Monday, August 12, 2013

I am desperate or am I?

I read a really popular blog the other day and I am going to do what the blogger said about making a successful blog. First thing you need, is dedication to post something at a certain period which is like life itself. The one thing I kept failing is being committed and sticking to a plan and a goal. I posted I was going to stick to the schedule, but I haven't kept my promise. I said I was going to workout and study vocabulary each day, instead I laid back on the sofa every evening and watch meaningless TV shows that seem to provide relaxation for the brain so how. I don't like sticking with just one friend because I never know what the other people has to offer and when that friend will turn their backs on me. I never sleep early anymore, early I meant before 10:30pm, not because of homework but because I need to do something that will make me feel good about myself and makes me forget about my troubles. From watching movies deep into the night to chatting with friends at 12:00am, I am unable to stop myself from being addicted to this lifestyle which I know is horrible and unhealthy. It's like alcohol or drug, I guess. The sense of addictions for companionship, let it be mine or fictional.

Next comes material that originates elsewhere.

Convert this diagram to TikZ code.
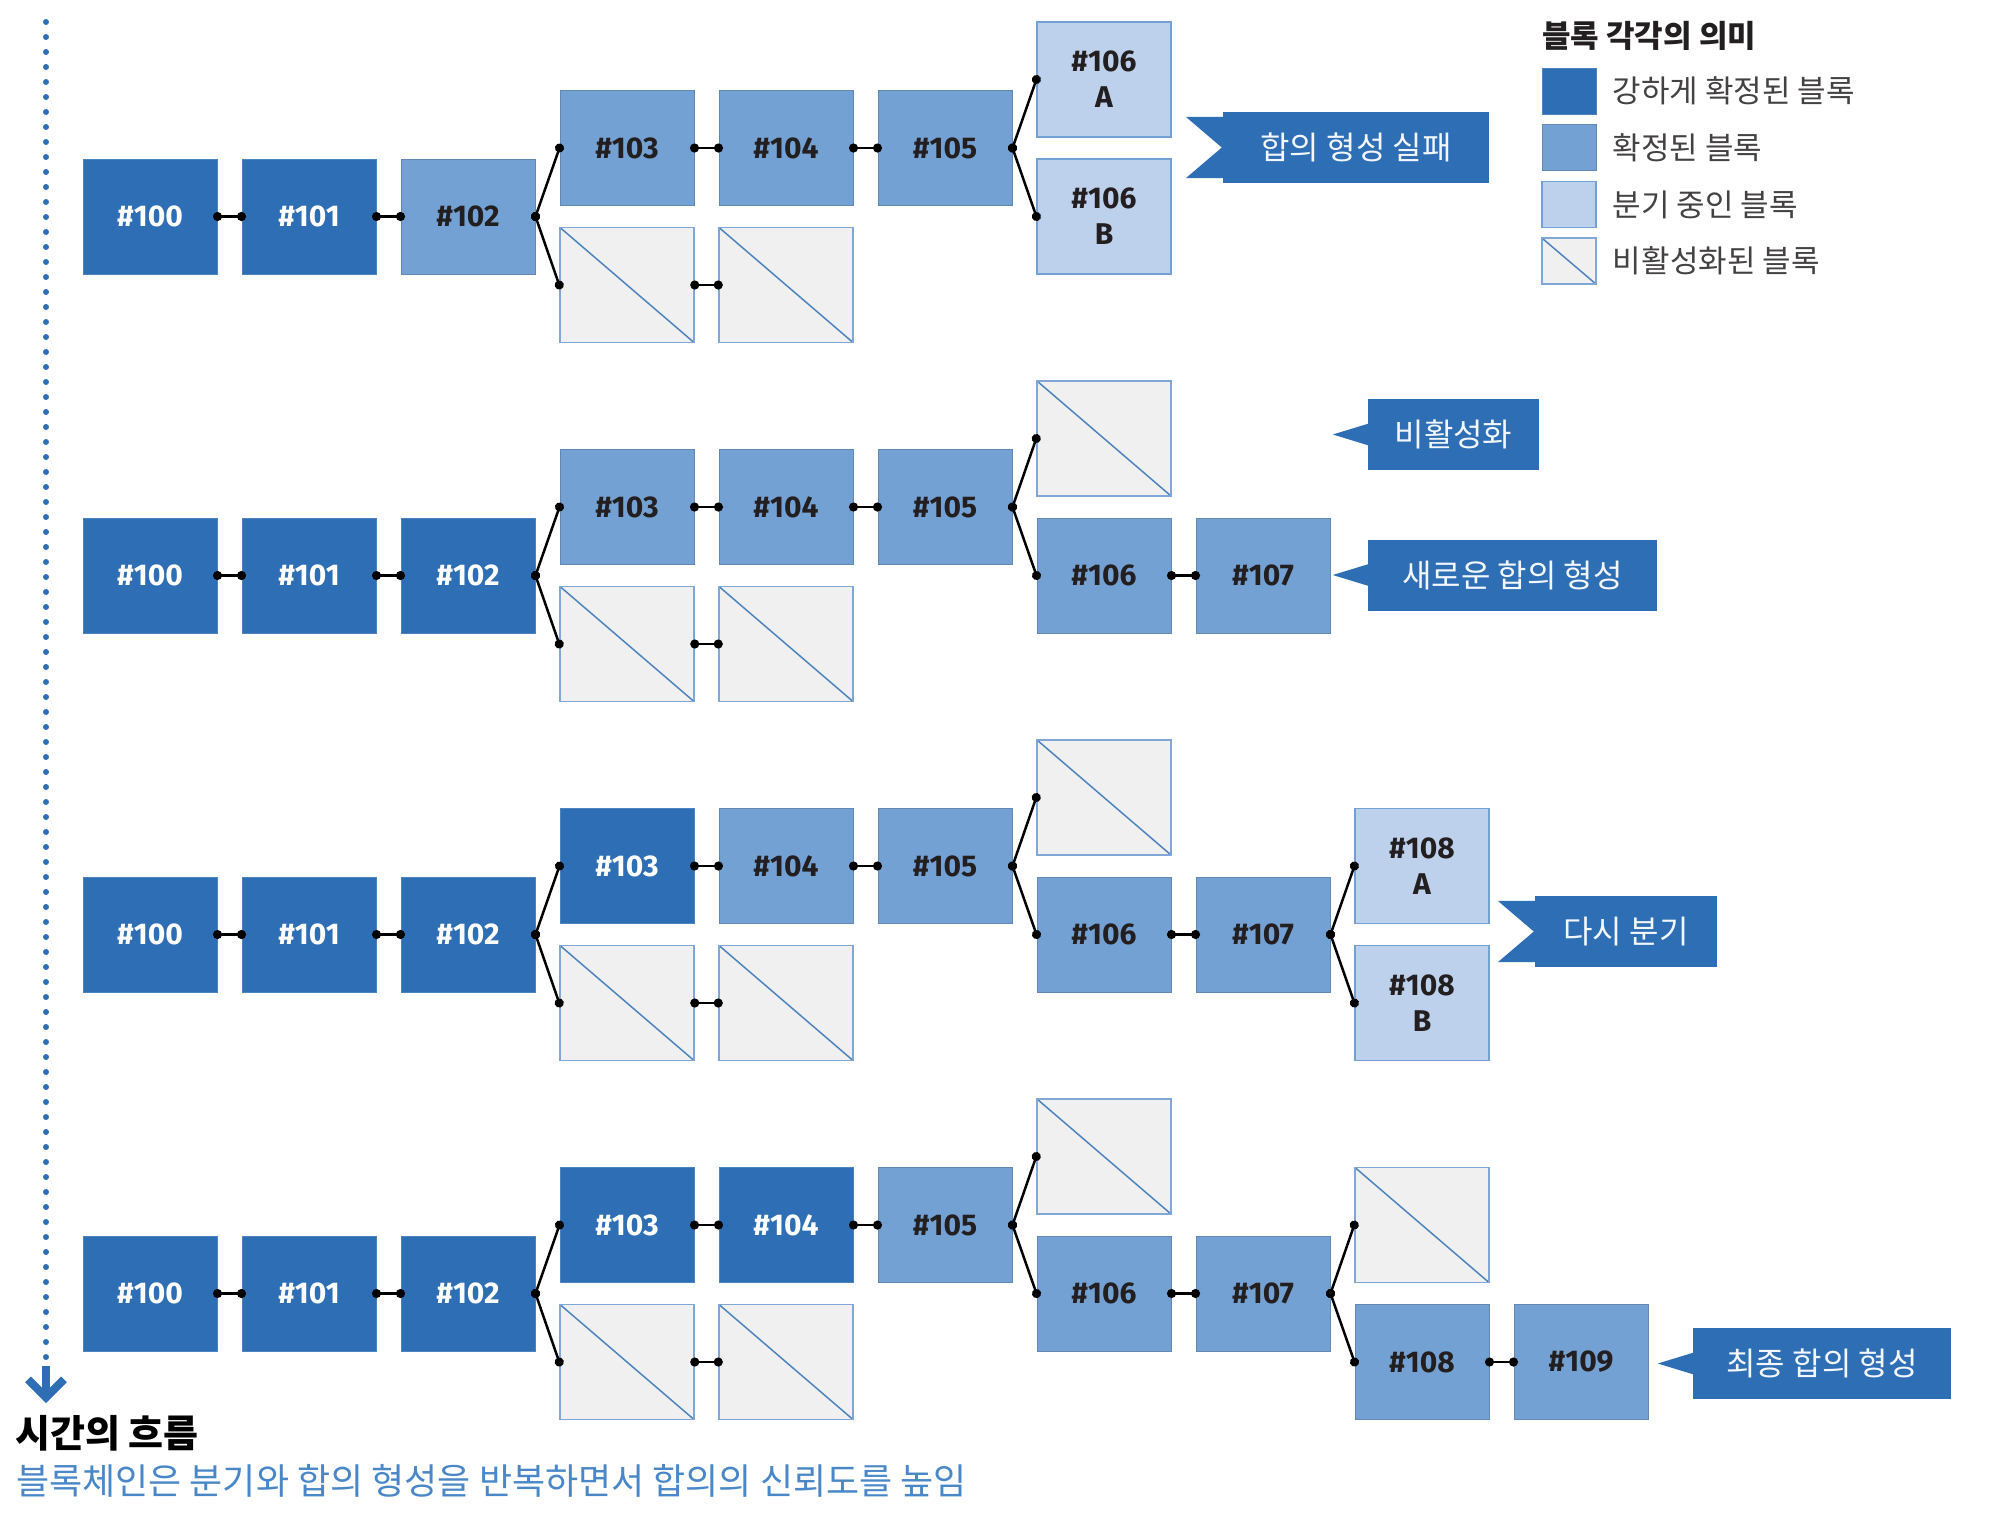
\documentclass[tikz,border=0pt]{standalone}
\usepackage{fontspec}
\usepackage{xcolor}
\usepackage{tikz}
\usetikzlibrary{arrows.meta}
\setmainfont{Fira Sans}
\newfontfamily\kr{Noto Sans CJK KR}

\definecolor{strong}{HTML}{2E6EB5}
\definecolor{fixed}{HTML}{74A1D3}
\definecolor{fork}{HTML}{BDD0EC}
\definecolor{dead}{HTML}{F0F0F0}
\definecolor{deadline}{HTML}{80A7D6}
\definecolor{ink}{HTML}{231F20}
\definecolor{note}{HTML}{4A87C8}

\begin{document}
\begin{tikzpicture}[x=1pt, y=-1pt,
	blk/.style={minimum width=134pt, minimum height=115pt, inner sep=0pt, align=center, font=\fontsize{30}{36}\selectfont\bfseries},
	strongblk/.style={blk, fill=strong, draw=strong!85!white, line width=1pt, text=white},
	fixedblk/.style={blk, fill=fixed, draw=fixed!85!black, line width=1pt, text=ink},
	forkblk/.style={blk, fill=fork, draw=fixed, line width=1.2pt, text=ink},
	deadblk/.style={blk, fill=dead, draw=deadline, line width=1.5pt, path picture={\draw[strong!85, line width=1.5pt] (path picture bounding box.north west) -- (path picture bounding box.south east);}},
	link/.style={line width=2.5pt, {Circle[length=9pt]}-{Circle[length=9pt]}, shorten <=-4.5pt, shorten >=-4.5pt},
	banner/.style={fill=strong, text=white!94!strong, minimum height=71pt, inner sep=0pt, font=\kr\fontsize{32}{32}\selectfont},
	keybox/.style={minimum width=54pt, minimum height=46pt},
	keytext/.style={anchor=west, inner sep=0pt, text=ink!85, font=\kr\fontsize{31}{31}\selectfont},
	timedots/.style={strong, line width=6pt, line cap=round, dash pattern=on 0pt off 15pt},
	timearrow/.style={strong, line width=8pt, -{Straight Barb[length=18pt, width=36pt]}}
]
\useasboundingbox (0,0) rectangle (1996,1532);

\coordinate (tstart) at (46,22);
\coordinate (tend) at (46,1360);
\coordinate (tip) at (46,1403);
\draw[timedots] (tstart) -- (tend);
\draw[timearrow] ([yshift=-6pt]tend) -- (tip);

\foreach \r/\sb/\sc/\sd in {0/fixedblk/fixedblk/fixedblk, 1/strongblk/fixedblk/fixedblk, 2/strongblk/strongblk/fixedblk, 3/strongblk/strongblk/strongblk}{
\begin{scope}[yshift=-359*\r]
	\node[strongblk] (r\r-100) at (150,216.5) {\#100};
	\node[strongblk] (r\r-101) at (309,216.5) {\#101};
	\node[\sb] (r\r-102) at (468,216.5) {\#102};
	\node[\sc] (r\r-103) at (627,148) {\#103};
	\node[\sd] (r\r-104) at (786,148) {\#104};
	\node[fixedblk] (r\r-105) at (945,148) {\#105};
	\node[deadblk] (r\r-x3) at (627,285) {};
	\node[deadblk] (r\r-x4) at (786,285) {};

	\draw[link] (r\r-100.east) -- (r\r-101.west);
	\draw[link] (r\r-101.east) -- (r\r-102.west);
	\draw[link] (r\r-102.east) -- (r\r-103.west);
	\draw[link] (r\r-102.east) -- (r\r-x3.west);
	\draw[link] (r\r-103.east) -- (r\r-104.west);
	\draw[link] (r\r-104.east) -- (r\r-105.west);
	\draw[link] (r\r-x3.east) -- (r\r-x4.west);
\end{scope}
}

\node[forkblk] (r0-106a) at (1104,79.5) {\#106\\A};
\node[forkblk] (r0-106b) at (1104,216.5) {\#106\\B};
\draw[link] (r0-105.east) -- (r0-106a.west);
\draw[link] (r0-105.east) -- (r0-106b.west);

\foreach \r in {1,2,3}{
\begin{scope}[yshift=-359*\r]
	\node[deadblk] (r\r-x6) at (1104,79.5) {};
	\node[fixedblk] (r\r-106) at (1104,216.5) {\#106};
	\node[fixedblk] (r\r-107) at (1263,216.5) {\#107};
	\draw[link] (r\r-105.east) -- (r\r-x6.west);
	\draw[link] (r\r-105.east) -- (r\r-106.west);
	\draw[link] (r\r-106.east) -- (r\r-107.west);
\end{scope}
}

\node[forkblk] (r2-108a) at (1422,866) {\#108\\A};
\node[forkblk] (r2-108b) at (1422,1003) {\#108\\B};
\draw[link] (r2-107.east) -- (r2-108a.west);
\draw[link] (r2-107.east) -- (r2-108b.west);

\node[deadblk] (r3-x8) at (1422,1225) {};
\node[fixedblk] (r3-108) at (1422,1362) {\#108};
\node[fixedblk] (r3-109) at (1581,1362) {\#109};
\draw[link] (r3-107.east) -- (r3-x8.west);
\draw[link] (r3-107.east) -- (r3-108.west);
\draw[link] (r3-108.east) -- (r3-109.west);

\node[banner, minimum width=266pt] (fail) at (1356,147.5) {합의 형성 실패};
\node[banner, minimum width=171pt] (off) at (1453.5,434.5) {비활성화};
\node[banner, minimum width=289pt] (newcons) at (1512.5,575) {새로운 합의 형성};
\node[banner, minimum width=182pt] (refork) at (1626,931.5) {다시 분기};
\node[banner, minimum width=258pt] (final) at (1822,1363.5) {최종 합의 형성};

\foreach \n in {fail,refork}{
	\fill[strong] ([xshift=-37pt,yshift=-5pt]\n.north west) -- ([xshift=1pt,yshift=-5pt]\n.north west) -- ([xshift=1pt,yshift=5pt]\n.south west) -- ([xshift=-37pt,yshift=5pt]\n.south west) -- ([xshift=-1pt]\n.west) -- cycle;
}
\foreach \n in {off,newcons,final}{
	\fill[strong] ([xshift=1pt,yshift=11pt]\n.west) -- ([xshift=-35pt]\n.west) -- ([xshift=1pt,yshift=-11pt]\n.west) -- cycle;
}

\node[anchor=west, inner sep=0pt, text=ink, font=\kr\bfseries\fontsize{31}{31}\selectfont] (keytitle) at (1542,36) {블록 각각의 의미};
\foreach \i/\s/\t in {0/strongblk/강하게 확정된 블록, 1/fixedblk/확정된 블록, 2/forkblk/분기 중인 블록, 3/deadblk/비활성화된 블록}{
	\node[\s, keybox] (key\i) at (1569,91+56.7*\i) {};
	\node[keytext] (keylabel\i) at ([xshift=16pt]key\i.east) {\t};
}

\node[anchor=west, inner sep=0pt, text=black, font=\kr\bfseries\fontsize{38}{38}\selectfont] (flowtitle) at (15,1433) {시간의 흐름};
\node[anchor=west, inner sep=0pt, text=note, font=\kr\fontsize{36}{36}\selectfont] (summary) at (16,1481) {블록체인은 분기와 합의 형성을 반복하면서 합의의 신뢰도를 높임};

\end{tikzpicture}
\end{document}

I am not the laziest person around at school, but beside school work, I lost my curiosity to explore other subjects and persistence to keep exploring and not just stop at the first page of the guide book. People say when you are desperate enough, you will do what you need to do and put in 110% effort into everything that matter to you. Am I desperate? Am I passionate about anything? I am interested in many fields of study and life, but on my free time, I never seem to manage get my brain to look away from the computer or TV screen and actually go search up online and read some science research paper. I may have the smartest brain, but I would never succeed like Thomas Edison, simply because I lack the determination to reach my goals.

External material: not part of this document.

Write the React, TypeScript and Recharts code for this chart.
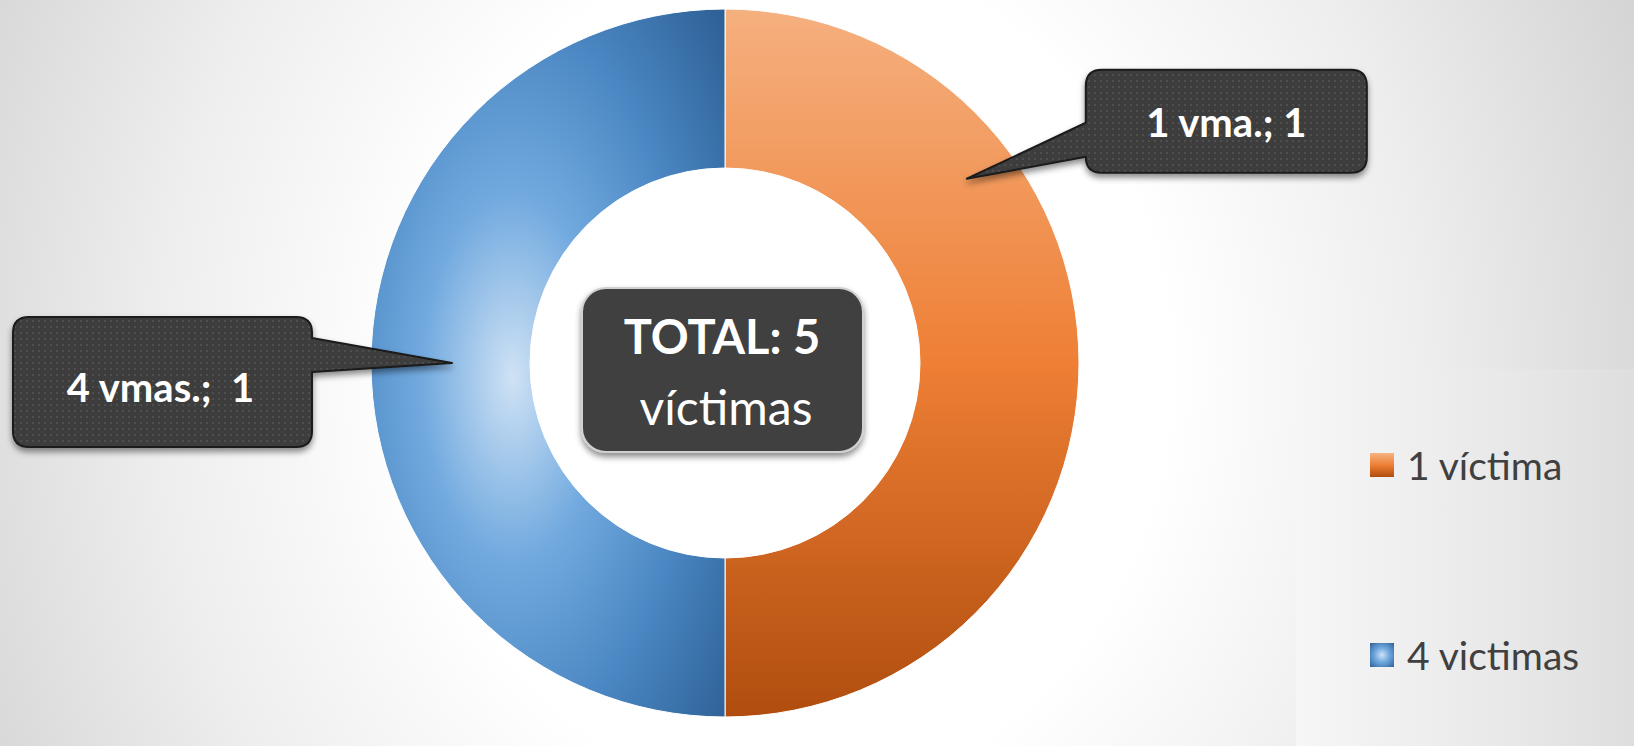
import React from 'react';
import { PieChart, Pie, Cell, Legend } from 'recharts';

// categories and values (both slices are equal)
const categories = ['1 víctima', '4 victimas'];
const values = [1, 1];
const calloutLabels = ['1 vma.; 1', '4 vmas.;  1'];
const totalLines = ['TOTAL: 5', 'víctimas'];

const chartData = categories.map((name, i) => ({ name, value: values[i] }));

const fills = ['url(#orangeGrad)', 'url(#blueGrad)'];
const legendSwatch = [
  'linear-gradient(to bottom, #f5b383 0%, #ee7f35 50%, #b04d0e 100%)',
  'radial-gradient(circle at 50% 50%, #cfe2f5 0%, #6da6dd 45%, #2e6096 100%)',
];

const FONT = 'Lato, "Open Sans", sans-serif';
const RADIAN = Math.PI / 180;

// callout layout, relative to the tip that touches the ring
const calloutLayout = [
  { angleOffset: 37.3, tipR: 304, dx: 119, dy: -109, w: 281, h: 103, side: 'left', pA: -56, pB: -22, textShift: 0, textDy: 1 },
  { angleOffset: 0, tipR: 273, dx: -439, dy: -46, w: 299, h: 130, side: 'right', pA: -25, pB: 9, textShift: -2, textDy: 5 },
];

function calloutPath(x0: number, y0: number, w: number, h: number, r: number, side: string, pA: number, pB: number, tx: number, ty: number) {
  const x1 = x0 + w;
  const y1 = y0 + h;
  if (side === 'left') {
    return `M${x0 + r},${y0} H${x1 - r} Q${x1},${y0} ${x1},${y0 + r} V${y1 - r} Q${x1},${y1} ${x1 - r},${y1} H${x0 + r} Q${x0},${y1} ${x0},${y1 - r} V${pB} L${tx},${ty} L${x0},${pA} V${y0 + r} Q${x0},${y0} ${x0 + r},${y0} Z`;
  }
  return `M${x0 + r},${y0} H${x1 - r} Q${x1},${y0} ${x1},${y0 + r} V${pA} L${tx},${ty} L${x1},${pB} V${y1 - r} Q${x1},${y1} ${x1 - r},${y1} H${x0 + r} Q${x0},${y1} ${x0},${y1 - r} V${y0 + r} Q${x0},${y0} ${x0 + r},${y0} Z`;
}

const renderCallout = (props: any) => {
  const { cx, cy, midAngle, index } = props;
  const c = calloutLayout[index];
  const a = (midAngle + c.angleOffset) * RADIAN;
  const tx = cx + c.tipR * Math.cos(-a);
  const ty = cy + c.tipR * Math.sin(-a);
  const x0 = tx + c.dx;
  const y0 = ty + c.dy;
  const d = calloutPath(x0, y0, c.w, c.h, 16, c.side, ty + c.pA, ty + c.pB, tx, ty);
  return (
    <g key={`callout-${index}`}>
      <path d={d} fill="url(#dots)" stroke="#1a1a1a" strokeWidth={2} strokeLinejoin="round" filter="url(#shadow)" />
      <text
        x={x0 + c.w / 2 + c.textShift}
        y={y0 + c.h / 2 + c.textDy}
        textAnchor="middle"
        dominantBaseline="central"
        fill="#ffffff"
        fontFamily={FONT}
        fontWeight={700}
        fontSize={40}
        style={{ whiteSpace: 'pre' }}
      >
        {calloutLabels[index]}
      </text>
    </g>
  );
};

function CenterBox() {
  const cx = 725;
  const cy = 363;
  return (
    <g>
      <rect x={cx - 143} y={cy - 75} width={281} height={164} rx={24} fill="#404040" stroke="#d0d0d0" strokeWidth={2} filter="url(#shadow)" />
      <text x={cx - 3} y={cy - 9} textAnchor="middle" fill="#ffffff" fontFamily={FONT} fontWeight={700} fontSize={47}>
        {totalLines[0]}
      </text>
      <text x={cx + 1} y={cy + 62} textAnchor="middle" fill="#ffffff" fontFamily={FONT} fontWeight={400} fontSize={48}>
        {totalLines[1]}
      </text>
    </g>
  );
}

const renderLegend = () => (
  <div style={{ fontFamily: FONT }}>
    {categories.map((name, i) => (
      <div key={name} style={{ display: 'flex', alignItems: 'center', height: 24, marginBottom: i === 0 ? 166 : 0 }}>
        <div style={{ width: 24, height: 24, background: legendSwatch[i], marginRight: 13 }} />
        <span style={{ fontSize: 39, color: '#404040', lineHeight: 1, whiteSpace: 'nowrap' }}>{name}</span>
      </div>
    ))}
  </div>
);

export default function App() {
  return (
    <div
      style={{
        position: 'absolute',
        left: 0,
        top: 0,
        width: 1634,
        height: 746,
        overflow: 'hidden',
        background: 'radial-gradient(ellipse 900px 1000px at 790px 373px, #ffffff 0%, #ffffff 42%, #eeeeee 70%, #d5d5d5 100%)',
      }}
    >
      <div
        style={{
          position: 'absolute',
          left: 1296,
          top: 369,
          width: 338,
          height: 377,
          background: 'linear-gradient(to right, #f6f6f6 0%, #e9e9e9 60%, #dedede 100%)',
        }}
      />
      <PieChart width={1634} height={746} margin={{ top: 0, right: 0, bottom: 0, left: 0 }} style={{ position: 'absolute', left: 0, top: 0 }}>
        <defs>
          <linearGradient id="orangeGrad" x1="0" y1="0" x2="0" y2="1">
            <stop offset="0%" stopColor="#f5b07f" />
            <stop offset="50%" stopColor="#ee7f35" />
            <stop offset="100%" stopColor="#b04d0e" />
          </linearGradient>
          <radialGradient id="blueGrad" cx="0.4" cy="0.52" r="0.85" fx="0.4" fy="0.52">
            <stop offset="0%" stopColor="#cfe2f5" />
            <stop offset="30%" stopColor="#72aadf" />
            <stop offset="60%" stopColor="#4a86c2" />
            <stop offset="95%" stopColor="#2b5d92" />
          </radialGradient>
          <pattern id="dots" width="6" height="6" patternUnits="userSpaceOnUse">
            <rect width="6" height="6" fill="#3e3e3e" />
            <rect x="2" y="2" width="2" height="2" fill="#4f4f4f" />
          </pattern>
          <filter id="shadow" x="-20%" y="-20%" width="140%" height="160%">
            <feDropShadow dx="0" dy="4" stdDeviation="3" floodColor="#000000" floodOpacity="0.45" />
          </filter>
        </defs>
        <Pie
          data={chartData}
          dataKey="value"
          nameKey="name"
          cx={725}
          cy={363}
          innerRadius={195}
          outerRadius={354}
          startAngle={90}
          endAngle={-270}
          stroke="#ffffff"
          strokeWidth={1}
          label={renderCallout}
          labelLine={false}
          isAnimationActive={false}
        >
          {chartData.map((entry, i) => (
            <Cell key={entry.name} fill={fills[i]} />
          ))}
        </Pie>
        <CenterBox />
        <Legend
          content={renderLegend}
          wrapperStyle={{ position: 'absolute', left: 1370, top: 453, width: 260 }}
        />
      </PieChart>
    </div>
  );
}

Goals they are so far away and abstract, that I never seem to be able to reach them. Even when they are being visualized and carried out one day, they disappear into the smoke on another. By the 2 or 3 or even 4 in the morning, the movie is finished. As I watch the end credit and shutting down my computer, I regret and blame myself for staying up AGAIN and think to myself how I will plan tomorrow's evening and I will sleep by 10:00pm. As tomorrow comes and goes, it just became another today where inaction and pleasure of not thinking take over my brain. Maybe I will start something small, I will start posting on this blog once a week and whenever else I feel the need to express myself. It doesn't matter the length for now, I just need to get in the habit of doing it and follow out my plan. My bedtime, workout, vocabulary, and many other stuff in life will come into the play as this blog is posted at least once a week, no matter how short it looks, no matter how meaningless it seems.